The present invention relates to a diaphragm drive mechanism for controlling the operation of a gas burner especially gas burners used in laboratories, such as Bunsen burners. More specifically, the invention relates to a diaphragm drive for the actuator of the main flame of a Bunsen burner for varying the size of the flame by remote control and to switch the flame on and off. Such an actuator mechanism comprises, for example, a valve disk cooperating with a valve seat and including a gasket as well as a valve spring and guiding means as well as throttling devices. Gas burners of the above type are simple in their structure and hence relatively inexpensive. Accordingly, such burners are frequently used in workshops, laboratories, and in many other fields. Further, such burners have normally, in addition to the main flame which may be switched on and off, a continuously burning small pilot light for igniting the main flame.
For certain jobs, the burning of the main flame is required only for a short period of time during which it is necessary to simultaneously perform other manual chores. Reference is made, as an example, to wax modeling, to the heating of instruments for their sterilization, and to externally exposing an apparatus to a flame treatment also for its sterilization. In connection with all these jobs, one achieves the following advantages in connection with a suitable remote control for the main flame which, for instance, may be actuated by a foot pedal. The gas consumption is reduced to the required quantity. The heating of the environment in which the burner is used is reduced, for example, in an apparatus, in a flue, or in an entire room. Thus, maintaining an agreeable room temperature is facilitated or air conditioning may be avoided altogether. Interfering turbulent air flows usually caused by unnececessary air heating are reduced. Avoiding or at least reducing turbulent air flows is advantageous in connection with laboratory work involving germs and in connection with work performed on so-called laminar flow benches.
Moreover, the remote control of the main flame, for example, by means of a foot pedal leaves both hands free for the actual job at hand.
Diamphragm drives cooperating with pressure transmitting fluidic media are known in connection with measuring devices, for example, manometers in which the diaphragm drive controls the operation of the pointer.
Further, diaphragm drives have been used for some time now in connection with air operated valves which are used in pipe conduits.
J. and R. Mueller describe in their book, "Adjustment Devices for Material Flows" (Stelleinrichtungen fuer Stoffstroeme) VEB-Verlag Technik, Berlin 1966, Page 65, such pneumatically operated valves which may be remotely controlled by air pressure, for example, for the purpose of controlling and regulating.

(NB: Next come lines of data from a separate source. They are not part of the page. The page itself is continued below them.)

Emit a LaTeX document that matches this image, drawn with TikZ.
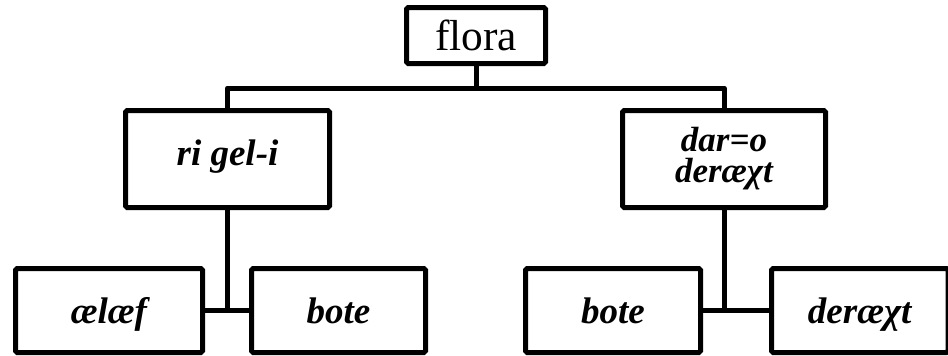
\documentclass[tikz,border=0pt]{standalone}
\usepackage{fontspec}
\setmainfont{Liberation Serif}
\begin{document}
\begin{tikzpicture}[x=0.5pt,y=-0.5pt,
  box/.style={draw=black,line width=2.5pt,rounded corners=0.8pt,inner sep=0pt,align=center},
  toplabel/.style={box,font=\fontsize{21.7}{26}\selectfont,minimum width=69.5pt,minimum height=28pt},
  midlabel/.style={box,font=\fontsize{18.5}{15.5}\selectfont\bfseries\itshape,minimum height=48.5pt},
  leaflabel/.style={box,font=\fontsize{18.5}{20}\selectfont\bfseries\itshape,minimum height=42pt,
    text height=16pt,text depth=3.5pt},
  link/.style={line width=2.5pt,line join=round}]
\useasboundingbox (0,0) rectangle (948,355);
\clip (0,0) rectangle (948,355);
% root
\node[toplabel] (root) at (476,35.5) {flora};
% second level
\node[midlabel,minimum width=102pt,text height=11pt,text depth=5pt] (ml) at (227.5,159) {ri gel-i};
\node[midlabel,minimum width=101.5pt,font=\fontsize{17.5}{15.5}\selectfont\bfseries\itshape] (mr) at (724,159) {dar=o\\deræχt};
% leaves
\node[leaflabel,minimum width=93.5pt] (ll) at (109,310.5) {ælæf};
\node[leaflabel,minimum width=87pt] (lr) at (338.5,310.5) {bote};
\node[leaflabel,minimum width=87.5pt] (rl) at (613,310.5) {bote};
\node[leaflabel,minimum width=88.25pt] (rr) at (859.75,310.5) {deræχt};
% connectors
\coordinate (bar) at (476,88);
\draw[link] (root.south) -- (bar);
\draw[link] (ml.north) |- (bar) -| (mr.north);
\draw[link] (ll.east) -- (lr.west);
\draw[link] (ml.south) -- (ml.south |- ll.east);
\draw[link] (rl.east) -- (rr.west);
\draw[link] (mr.south) -- (mr.south |- rl.east);
\end{tikzpicture}
\end{document}
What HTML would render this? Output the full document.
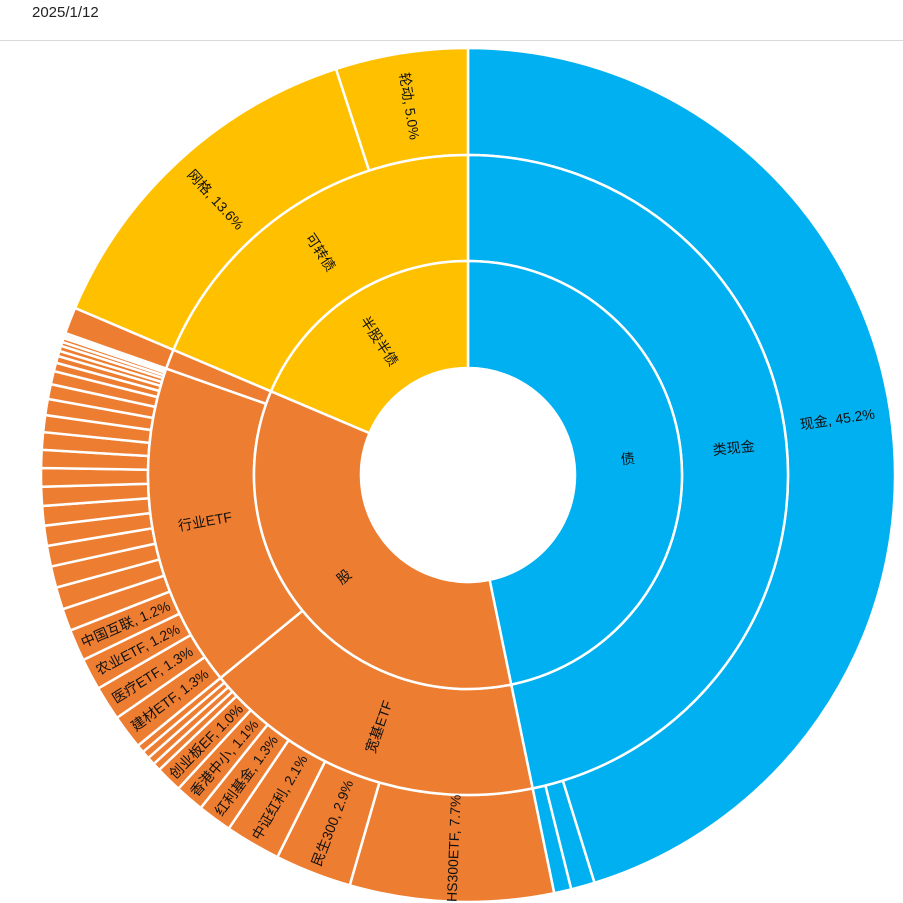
<!DOCTYPE html>
<html><head><meta charset="utf-8"><style>
body{margin:0;background:#fff;width:903px;height:903px;overflow:hidden;font-family:"Liberation Sans","Noto Sans CJK SC",sans-serif}
#hdr{position:absolute;left:32px;top:4px;font-size:15px;color:#222}
#rule{position:absolute;left:0;top:40px;width:903px;height:1px;background:#d9d9d9}
svg{position:absolute;left:0;top:0}
</style></head><body>
<div id="hdr">2025/1/12</div>
<div id="rule"></div>
<svg id="chart" width="903" height="903"></svg>
<script>
const innerNames = ["债","股","半股半债"];
const innerColors = ["#00B0F0","#ED7D31","#FFC000"];
const middleNames = ["类现金","宽基ETF","行业ETF","","可转债"];
const middleParents = [0,1,1,1,2];
const outerNames = ["现金, 45.2%","","",
 "HS300ETF, 7.7%","民生300, 2.9%","中证红利, 2.1%","红利基金, 1.3%","香港中小, 1.1%","创业板EF, 1.0%","","","","",
 "建材ETF, 1.3%","医疗ETF, 1.3%","农业ETF, 1.2%","中国互联, 1.2%","","","","","","","","","","","","","","","","","","","","","","",
 "",
 "网格, 13.6%","轮动, 5.0%"];
const outerValues = [45.2,0.9,0.65,
 7.7,2.9,2.1,1.3,1.1,1.0,0.3,0.3,0.3,0.3,
 1.3,1.3,1.2,1.2,0.84,0.84,0.81,0.78,0.76,0.74,0.72,0.7,0.68,0.66,0.64,0.61,0.56,0.5,0.32,0.26,0.2,0.2,0.15,0.15,0.1,0.1,
 1.0,
 13.6,5.0];
const outerParents = [0,0,0, 1,1,1,1,1,1,1,1,1,1, 2,2,2,2,2,2,2,2,2,2,2,2,2,2,2,2,2,2,2,2,2,2,2,2,2,2, 3, 4,4];

const cx=468, cy=475, R0=107, R1=214, R2=320, R3=427;
const svg=document.getElementById('chart');
const NS="http://www.w3.org/2000/svg";
const total=outerValues.reduce((a,b)=>a+b,0);
function pt(r,a){const t=a*Math.PI/180;return [cx+r*Math.sin(t),cy-r*Math.cos(t)];}
function arc(r0,r1,a0,a1){
  const large=(a1-a0)>180?1:0;
  const p0=pt(r1,a0),p1=pt(r1,a1),p2=pt(r0,a1),p3=pt(r0,a0);
  return `M${p0[0]},${p0[1]}A${r1},${r1} 0 ${large} 1 ${p1[0]},${p1[1]}L${p2[0]},${p2[1]}A${r0},${r0} 0 ${large} 0 ${p3[0]},${p3[1]}Z`;
}
function label(text,r,a,name){
  if(!text) return;
  const p=pt(r,a);
  let rot = (a<180)? a-90 : a+90;
  const t=document.createElementNS(NS,'text');
  
  
  t.setAttribute('x',p[0]);t.setAttribute('y',p[1]);
  t.setAttribute('text-anchor','middle');t.setAttribute('dominant-baseline','central');
  t.setAttribute('font-size','14');t.setAttribute('fill','#111');
  t.setAttribute('transform',`rotate(${rot} ${p[0]} ${p[1]})`);
  t.textContent=text;svg.appendChild(t);
}
function seg(r0,r1,a0,a1,color,name){
  const p=document.createElementNS(NS,'path');
  
  
  p.setAttribute('d',arc(r0,r1,a0,a1));
  p.setAttribute('fill',color);p.setAttribute('stroke','#fff');p.setAttribute('stroke-width','2.5');
  svg.appendChild(p);
}
const midSum=middleNames.map(()=>0), inSum=innerNames.map(()=>0);
outerValues.forEach((v,i)=>{midSum[outerParents[i]]+=v;});
midSum.forEach((v,i)=>{inSum[middleParents[i]]+=v;});
let a=0;
const labelsQ=[];
outerValues.forEach((v,i)=>{
  const a1=a+v/total*360;
  const col=innerColors[middleParents[outerParents[i]]];
  seg(R2,R3,a,a1,col,'outer-slice-'+i);
  labelsQ.push([outerNames[i],(R2+R3)/2,(a+a1)/2,'outer-label-'+i]);
  a=a1;
});
a=0;
midSum.forEach((v,i)=>{
  const a1=a+v/total*360;
  seg(R1,R2,a,a1,innerColors[middleParents[i]],'middle-slice-'+i);
  labelsQ.push([middleNames[i],(R1+R2)/2,(a+a1)/2,'middle-label-'+i]);
  a=a1;
});
a=0;
inSum.forEach((v,i)=>{
  const a1=a+v/total*360;
  seg(R0,R1,a,a1,innerColors[i],'inner-slice-'+i);
  labelsQ.push([innerNames[i],(R0+R1)/2,(a+a1)/2,'inner-label-'+i]);
  a=a1;
});
labelsQ.forEach(l=>label(l[0],l[1],l[2],l[3]));
</script>
</body></html>
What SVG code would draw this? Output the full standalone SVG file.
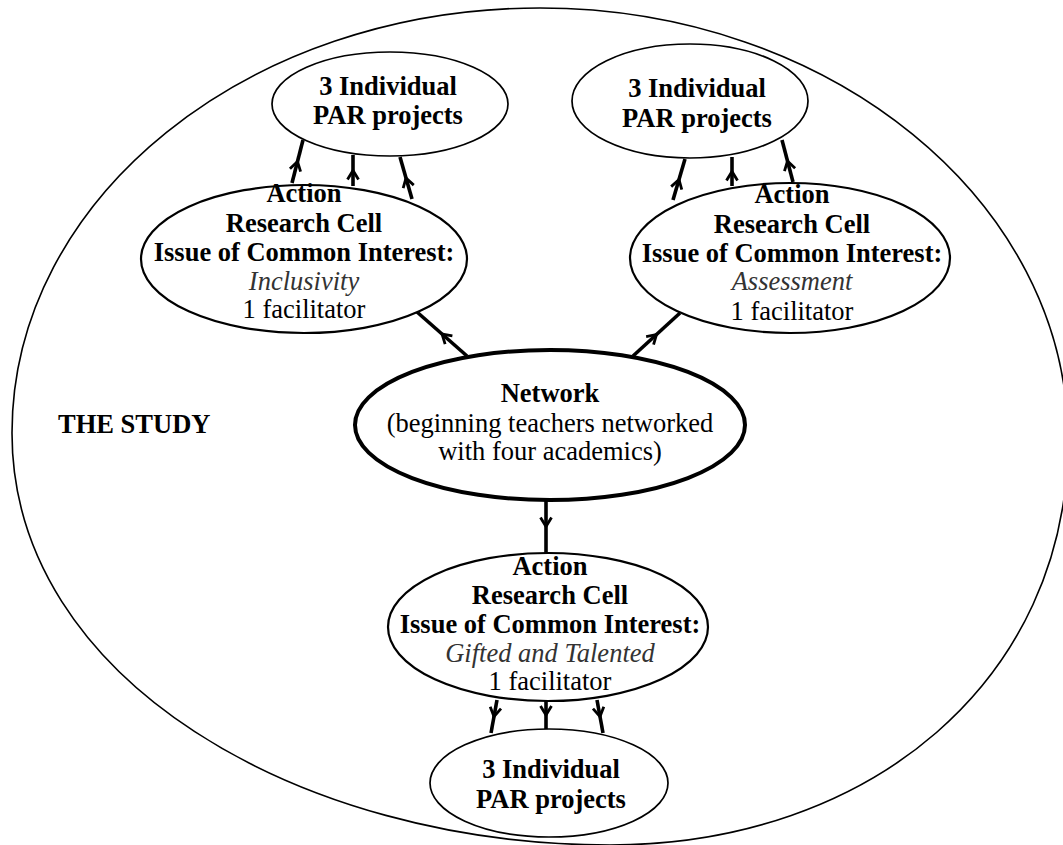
<svg xmlns="http://www.w3.org/2000/svg" width="1063" height="845" viewBox="0 0 1063 845" font-family="Liberation Serif, DejaVu Serif, serif">
<style>
text{font-family:'Liberation Serif','DejaVu Serif',serif;font-size:26.5px;fill:#000;text-anchor:middle}
.b{font-weight:bold}
.i{font-style:italic;fill:#333}
.par{fill:none;stroke:#000;stroke-width:1.7}
.cell{fill:none;stroke:#000;stroke-width:2.2}
.net{fill:none;stroke:#000;stroke-width:4}
.con{fill:none;stroke:#000;stroke-width:3.6;marker-mid:url(#chev)}
</style>
<defs>
<marker id="chev" viewBox="-12 -9 16 18" markerWidth="16" markerHeight="18" refX="0" refY="0" orient="auto" markerUnits="userSpaceOnUse">
<path d="M -9,-5.5 L 0,0 L -9,5.5" fill="none" stroke="#000" stroke-width="2.8" stroke-linejoin="miter"/>
</marker>
</defs>
<g id="study">
<path d="M 12,433 C 12,198 248,8 540,8 C 830,8 1068,201 1068,440 C 1068,680 870,845 610,845 C 300,845 12,680 12,433 Z" fill="none" stroke="#000" stroke-width="1.6"/>
<text class="b" x="58" y="433" style="text-anchor:start">THE STUDY</text>
</g>
<g id="connectors">
<polyline class="con" points="292,183 297.5,161.5 303,140"/>
<polyline class="con" points="353,186 353,170.5 353,155"/>
<polyline class="con" points="412,199 406,178 400,157"/>
<polyline class="con" points="673,200 679,179.5 685,159"/>
<polyline class="con" points="732,186 732,171.5 732,157"/>
<polyline class="con" points="793,182 787.5,161 782,140"/>
<polyline class="con" points="467,356 442,334 417,312"/>
<polyline class="con" points="633,356 656.5,334.5 680,313"/>
<polyline class="con" points="546,500 546,526.5 546,553"/>
<polyline class="con" points="497,700 494,716.5 491,733"/>
<polyline class="con" points="546,701 546,715 546,729"/>
<polyline class="con" points="597,700 600,716.5 603,733"/>
</g>
<g id="par-left">
<ellipse class="par" cx="390" cy="104" rx="118" ry="52"/>
<text class="b" x="388" y="95">3 Individual</text>
<text class="b" x="388" y="124">PAR projects</text>
</g>
<g id="par-right">
<ellipse class="par" cx="690" cy="101" rx="118" ry="57"/>
<text class="b" x="697" y="97">3 Individual</text>
<text class="b" x="697" y="127">PAR projects</text>
</g>
<g id="cell-inclusivity">
<ellipse class="cell" cx="304" cy="259" rx="163" ry="74"/>
<text class="b" x="304" y="202">Action</text>
<text class="b" x="304" y="232">Research Cell</text>
<text class="b" x="304" y="261">Issue of Common Interest:</text>
<text class="i" x="304" y="290">Inclusivity</text>
<text x="304" y="318">1 facilitator</text>
</g>
<g id="cell-assessment">
<ellipse class="cell" cx="790" cy="258" rx="160" ry="75"/>
<text class="b" x="792" y="203">Action</text>
<text class="b" x="792" y="233">Research Cell</text>
<text class="b" x="792" y="262">Issue of Common Interest:</text>
<text class="i" x="792" y="290">Assessment</text>
<text x="792" y="320">1 facilitator</text>
</g>
<g id="network">
<ellipse class="net" cx="550" cy="425" rx="195" ry="75"/>
<text class="b" x="550" y="402">Network</text>
<text x="550" y="432">(beginning teachers networked</text>
<text x="550" y="460">with four academics)</text>
</g>
<g id="cell-gifted">
<ellipse class="cell" cx="548" cy="627" rx="160" ry="74"/>
<text class="b" x="550" y="575">Action</text>
<text class="b" x="550" y="604">Research Cell</text>
<text class="b" x="550" y="633">Issue of Common Interest:</text>
<text class="i" x="550" y="662">Gifted and Talented</text>
<text x="550" y="690">1 facilitator</text>
</g>
<g id="par-bottom">
<ellipse class="par" cx="549" cy="783" rx="119" ry="54"/>
<text class="b" x="551" y="778">3 Individual</text>
<text class="b" x="551" y="808">PAR projects</text>
</g>
</svg>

Gas burners, as they are used in laboratories and having a main flame which burns only during the time of actuation, are well known in the art. In such a burner, the main flame is, for example, switched on by applying pressure with the palm of the hand to a hand-operable plate. The flame is extinguished as soon as the plate is released. It is also known to keep the flame burning by rotating the plate into a locked position in which the operating plate is arrested for the duration during which the flame is supposed to burn. The operating plate is also known as a "wrist plate".
It is also known to equip gas burners for laboratories with a foot pedal control. These devices comprise an electromagnetic power unit which operates the actuator, or an electromagnetic valve is used instead of the electromagnetic power unit or in addition to such an actuator device.
It is frequently a hindrance if it is necessary to use a hand for the actuation of a gas burner because the operator needs his hands for other jobs. Thus, it is not unusual, that the gas burner is left burning with a large flame all the time, although it is not needed all the time.
The above mentioned use of diaphragm drives in connection with measuring devices serves primarily for the purpose of making a pressure or volume change visible by moving a pointer. Larger forces are not necessary for this purpose and would in fact impair the accuracy of the display. Thus, the diaphragm drives used in measuring devices are not suitable for driving an actuator. While it would be possible to drive a gas burner actuator with the membrane drive of a pneumatic valve, the structure of such pneumatic valve membrane drives is not suitable for gas burners because they are too large and bulky whereby the operation would be impaired.
An electromagnetic remote control of the main flame of a gas burner not only requires additional units in the remote control apparatus, such units in the form of solenoid magnets, are too large. Besides, such type of control requires an electrical supply and the required cables merely interfere with the proper use of the burner. Besides, an electrical connection constitutes an ignition source which should be avoided in connection with gas burners or with the gas supply conduit.